Sunday afternoon. The wife cloaked in blue, in a sacred Bollywood induced trance on the coach. When I tried to tell her my bad news , I was shushed and sent to the computer out of sight in the bedroom. Left with this unfulfilled confessional mode, I turn to you, my loyal reader. I just got another ticket on the frakin car. This one, for not" properly "displaying my license plate. Mind you, it was "displayed", only improperly according to the bureaucrats. And all this after having to spend a morning at Motor Vehicles replacing the damn plate in the first place! What? Oh, I know it's my fault for hitting the guy. But man, talk about Karma. Is this happening to me because I lied to the guy who fixes the car? I told him the wife was driving. It can't be that, can it? I have another ticket to pay for forgetting to move the car last Monday.

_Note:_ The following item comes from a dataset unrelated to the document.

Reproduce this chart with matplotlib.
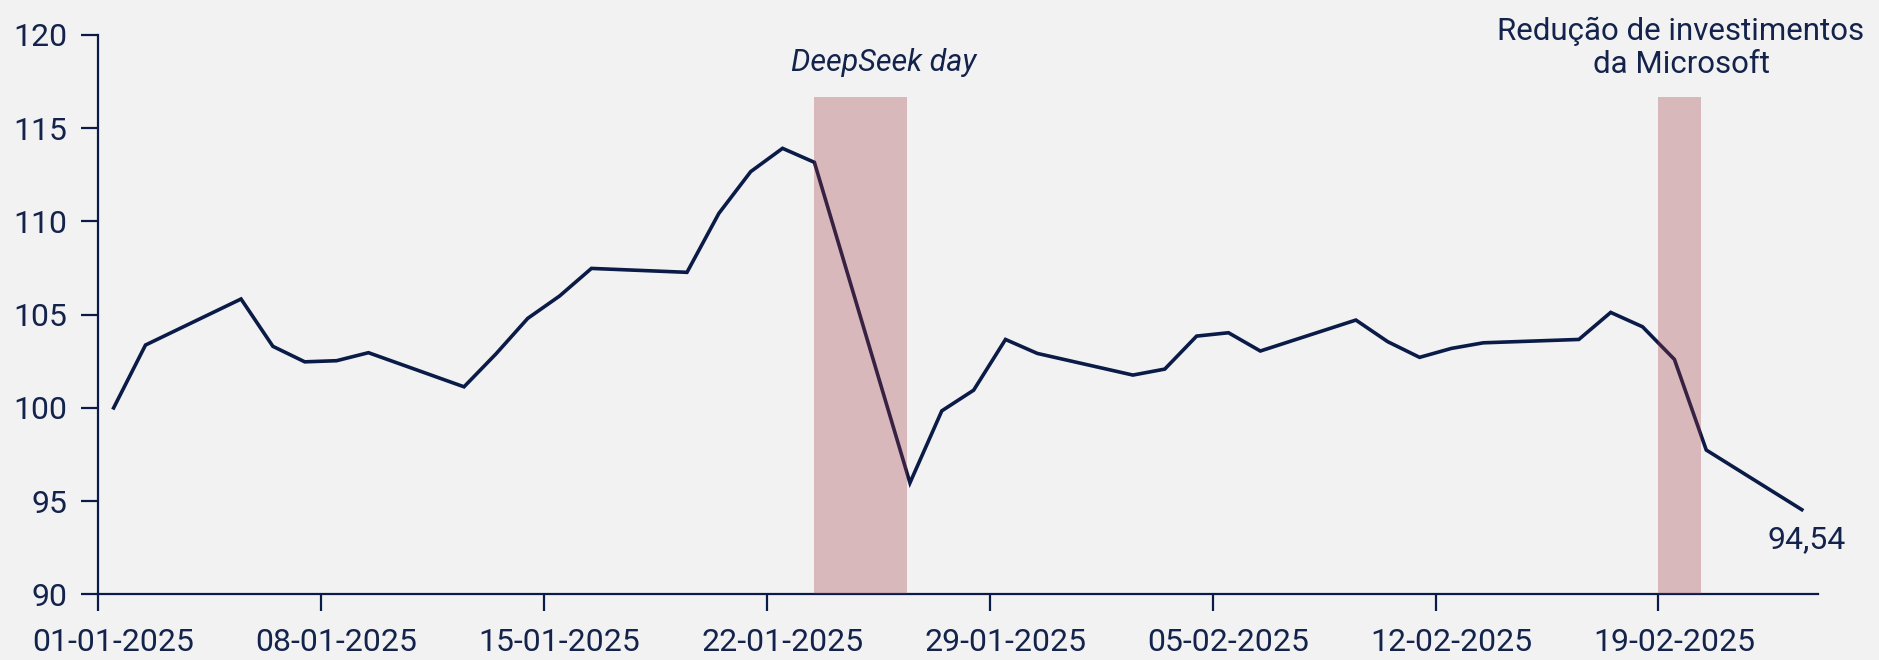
import pandas as pd
import matplotlib
matplotlib.use("Agg")
import matplotlib.pyplot as plt
import matplotlib.dates as mdates

# index values (base 100)
dates = ["2025-01-01", "2025-01-02", "2025-01-05", "2025-01-06", "2025-01-07",
         "2025-01-08", "2025-01-09", "2025-01-12", "2025-01-13", "2025-01-14",
         "2025-01-15", "2025-01-16", "2025-01-19", "2025-01-20", "2025-01-21",
         "2025-01-22", "2025-01-23", "2025-01-26", "2025-01-27", "2025-01-28",
         "2025-01-29", "2025-01-30", "2025-02-02", "2025-02-03", "2025-02-04",
         "2025-02-05", "2025-02-06", "2025-02-09", "2025-02-10", "2025-02-11",
         "2025-02-12", "2025-02-13", "2025-02-16", "2025-02-17", "2025-02-18",
         "2025-02-19", "2025-02-20", "2025-02-23"]
values = [100.0, 103.37, 105.84, 103.3, 102.47,
          102.53, 102.96, 101.13, 102.89, 104.8,
          106.0, 107.48, 107.27, 110.43, 112.67,
          113.92, 113.17, 95.98, 99.84, 100.95,
          103.67, 102.92, 101.76, 102.08, 103.85,
          104.03, 103.05, 104.71, 103.55, 102.71,
          103.19, 103.49, 103.67, 105.12, 104.35,
          102.6, 97.74, 94.54]

tick_labels = ["01-01-2025", "08-01-2025", "15-01-2025", "22-01-2025",
               "29-01-2025", "05-02-2025", "12-02-2025", "19-02-2025"]

# shaded event windows
event_start = ["2025-01-23 00:00", "2025-02-18 12:00"]
event_end = ["2025-01-25 22:00", "2025-02-19 20:00"]
event_top = 116.7

navy = "#0B1B47"
txt = "#14234B"
bg = "#F2F2F2"

plt.rcParams["font.family"] = ["Roboto", "DejaVu Sans"]

x = mdates.date2num(pd.to_datetime(dates))
lab_pos = mdates.date2num(pd.to_datetime(tick_labels, format="%d-%m-%Y"))
x_start = lab_pos[0] - 0.5
x_end = x[-1] + 0.5

fig = plt.figure(figsize=(18.79, 6.60), dpi=100, facecolor=bg)
ax = fig.add_axes([0.052, 0.0995, 0.9154, 0.8475])
ax.set_facecolor(bg)

ax.plot(x, values, color=navy, lw=2.6, zorder=2, solid_joinstyle="miter")

for s, e in zip(event_start, event_end):
    xs = mdates.date2num(pd.Timestamp(s))
    xe = mdates.date2num(pd.Timestamp(e))
    ax.fill_between([xs, xe], 90, event_top, color="#9F343B", alpha=0.3,
                    lw=0, zorder=3)

ax.set_xlim(x_start, x_end)
ax.set_ylim(90, 120)
ax.set_yticks(range(90, 121, 5))

# tick marks sit half a day before each labelled date
ax.set_xticks([x_start] + [p - 0.5 for p in lab_pos[1:]])
ax.set_xticklabels([])
ax.set_xticks(lab_pos, minor=True)
ax.set_xticklabels(tick_labels, minor=True)

for side in ["top", "right"]:
    ax.spines[side].set_visible(False)
for side in ["left", "bottom"]:
    ax.spines[side].set_color(navy)
    ax.spines[side].set_linewidth(1.6)

ax.tick_params(axis="both", which="major", direction="out", length=12,
               width=1.6, color=navy, labelcolor=txt, labelsize=23)
ax.tick_params(axis="x", which="minor", length=0, labelcolor=txt,
               labelsize=23, pad=24)
ax.tick_params(axis="y", pad=10)

ax.text(mdates.date2num(pd.Timestamp("2025-01-25 04:00")), 118.5,
        "DeepSeek day", ha="center", va="center", fontsize=22,
        style="italic", color=txt)
ax.text(mdates.date2num(pd.Timestamp("2025-02-19 05:00")), 119.3,
        "Redução de investimentos\nda Microsoft", ha="center", va="center",
        fontsize=22.5, color=txt, linespacing=1.15, clip_on=False)
ax.text(x[-1] + 0.15, 92.95, "94,54", ha="center", va="center",
        fontsize=23, color=txt)

fig.savefig("out.png", dpi=100, facecolor=bg)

That one was probably my fault. And, I just beat one for an expired meter last week. In other words, I'm batting 1 for 5 with the car. Not a good average in baseball or real life, is it? Eddie from Big Gray gave me that book, Zen Driving? I read it. I think I do drive like that. Trouble is, I don't do well with passengers in the car, so people don't get that. I like my car. I like driving.
The star ship commander who helped me restore propriety to my license plate this morning and I were having our usual talk this morning- how "things are different than when you and I grew up". I told him I was writing a blog, and we shifted to communication and how "too much communication" can be a curse, and he allowed that it's so much easier to give tickets nowadays due to the improvement in technology. And that brought me back to the issue I've been wrestling with here that these young people who have been spoiling the margins of my beautiful park need to see. Nowadays, everything we do stays with us. Even a ticket for drinking or smoking in a park can mean the difference if you're trying to get a job, get into a school, join the Armed Services, or whatever. It's like Karma.
As far as I'm concerned, I might have to give my wife the car.